— AIM OF THE EXERCISE —
Leave out every picture, then transcribe the rest of the listing exactly.

— MATERIAL PROVIDED —
+ + + + +

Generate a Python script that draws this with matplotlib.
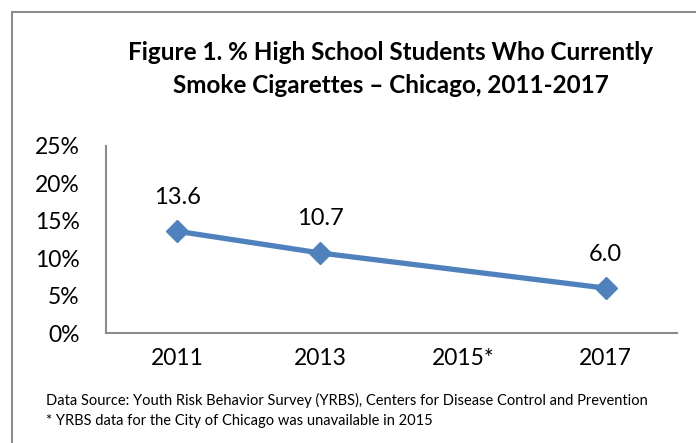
import matplotlib

matplotlib.use("Agg")
import matplotlib.pyplot as plt
from matplotlib.patches import Rectangle

years = ["2011", "2013", "2015*", "2017"]
pct_years = ["2011", "2013", "2017"]
pct_values = [13.6, 10.7, 6.0]
y_ticks = [0, 5, 10, 15, 20, 25]

title = "Figure 1. % High School Students Who Currently\nSmoke Cigarettes \u2013 Chicago, 2011-2017"
notes = [
    "Data Source: Youth Risk Behavior Survey (YRBS), Centers for Disease Control and Prevention",
    "* YRBS data for the City of Chicago was unavailable in 2015",
]

plt.rcParams["font.family"] = ["Lato", "DejaVu Sans"]
blue = "#4F81BD"
grey = "#8C8C8C"

fig = plt.figure(figsize=(6.96, 4.43), dpi=100)
# outer chart frame (runs off the right / bottom edge like the source)
fig.patches.append(Rectangle((12 / 696, -0.05), 1.2, 1 - 12 / 443 + 0.05, transform=fig.transFigure,
                             fill=False, edgecolor=grey, linewidth=1.5))

ax = fig.add_axes([106 / 696, 1 - 333 / 443, (677 - 106) / 696, (333 - 146) / 443])
xs = [years.index(y) for y in pct_years]
ax.plot(xs, pct_values, color=blue, linewidth=3.8, marker="D", markersize=11, zorder=3)
for x, v in zip(xs, pct_values):
    ax.annotate(f"{v:.1f}", (x, v), xytext=(0, 17), textcoords="offset points",
                ha="center", va="bottom", fontsize=17)

ax.set_xlim(-0.5, len(years) - 0.5)
ax.set_ylim(0, 25)
ax.set_xticks(range(len(years)))
ax.set_xticklabels(years, fontsize=16.5)
ax.set_yticks(y_ticks)
ax.set_yticklabels([f"{t}%" for t in y_ticks], fontsize=16.5)
ax.tick_params(axis="both", length=0)
ax.tick_params(axis="y", pad=19)
ax.tick_params(axis="x", pad=11)
for s in ("top", "right"):
    ax.spines[s].set_visible(False)
for s in ("left", "bottom"):
    ax.spines[s].set_color(grey)
    ax.spines[s].set_linewidth(1.5)

fig.text(391 / 696, 1 - 69 / 443, title, ha="center", va="center", fontsize=17.5,
         fontweight="bold", linespacing=1.55)
fig.text(46 / 696, 1 - 400 / 443, notes[0], ha="left", va="center", fontsize=10.5)
fig.text(46 / 696, 1 - 421 / 443, notes[1], ha="left", va="center", fontsize=10.5)

fig.savefig("out.png", dpi=100)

+ + + + +

— RESPONSE —
Generate a Python script that draws this with matplotlib.
import matplotlib

matplotlib.use("Agg")
import matplotlib.pyplot as plt
from matplotlib.patches import Rectangle

years = ["2011", "2013", "2015*", "2017"]
pct_years = ["2011", "2013", "2017"]
pct_values = [13.6, 10.7, 6.0]
y_ticks = [0, 5, 10, 15, 20, 25]

title = "Figure 1. % High School Students Who Currently\nSmoke Cigarettes \u2013 Chicago, 2011-2017"
notes = [
    "Data Source: Youth Risk Behavior Survey (YRBS), Centers for Disease Control and Prevention",
    "* YRBS data for the City of Chicago was unavailable in 2015",
]

plt.rcParams["font.family"] = ["Lato", "DejaVu Sans"]
blue = "#4F81BD"
grey = "#8C8C8C"

fig = plt.figure(figsize=(6.96, 4.43), dpi=100)
# outer chart frame (runs off the right / bottom edge like the source)
fig.patches.append(Rectangle((12 / 696, -0.05), 1.2, 1 - 12 / 443 + 0.05, transform=fig.transFigure,
                             fill=False, edgecolor=grey, linewidth=1.5))

ax = fig.add_axes([106 / 696, 1 - 333 / 443, (677 - 106) / 696, (333 - 146) / 443])
xs = [years.index(y) for y in pct_years]
ax.plot(xs, pct_values, color=blue, linewidth=3.8, marker="D", markersize=11, zorder=3)
for x, v in zip(xs, pct_values):
    ax.annotate(f"{v:.1f}", (x, v), xytext=(0, 17), textcoords="offset points",
                ha="center", va="bottom", fontsize=17)

ax.set_xlim(-0.5, len(years) - 0.5)
ax.set_ylim(0, 25)
ax.set_xticks(range(len(years)))
ax.set_xticklabels(years, fontsize=16.5)
ax.set_yticks(y_ticks)
ax.set_yticklabels([f"{t}%" for t in y_ticks], fontsize=16.5)
ax.tick_params(axis="both", length=0)
ax.tick_params(axis="y", pad=19)
ax.tick_params(axis="x", pad=11)
for s in ("top", "right"):
    ax.spines[s].set_visible(False)
for s in ("left", "bottom"):
    ax.spines[s].set_color(grey)
    ax.spines[s].set_linewidth(1.5)

fig.text(391 / 696, 1 - 69 / 443, title, ha="center", va="center", fontsize=17.5,
         fontweight="bold", linespacing=1.55)
fig.text(46 / 696, 1 - 400 / 443, notes[0], ha="left", va="center", fontsize=10.5)
fig.text(46 / 696, 1 - 421 / 443, notes[1], ha="left", va="center", fontsize=10.5)

fig.savefig("out.png", dpi=100)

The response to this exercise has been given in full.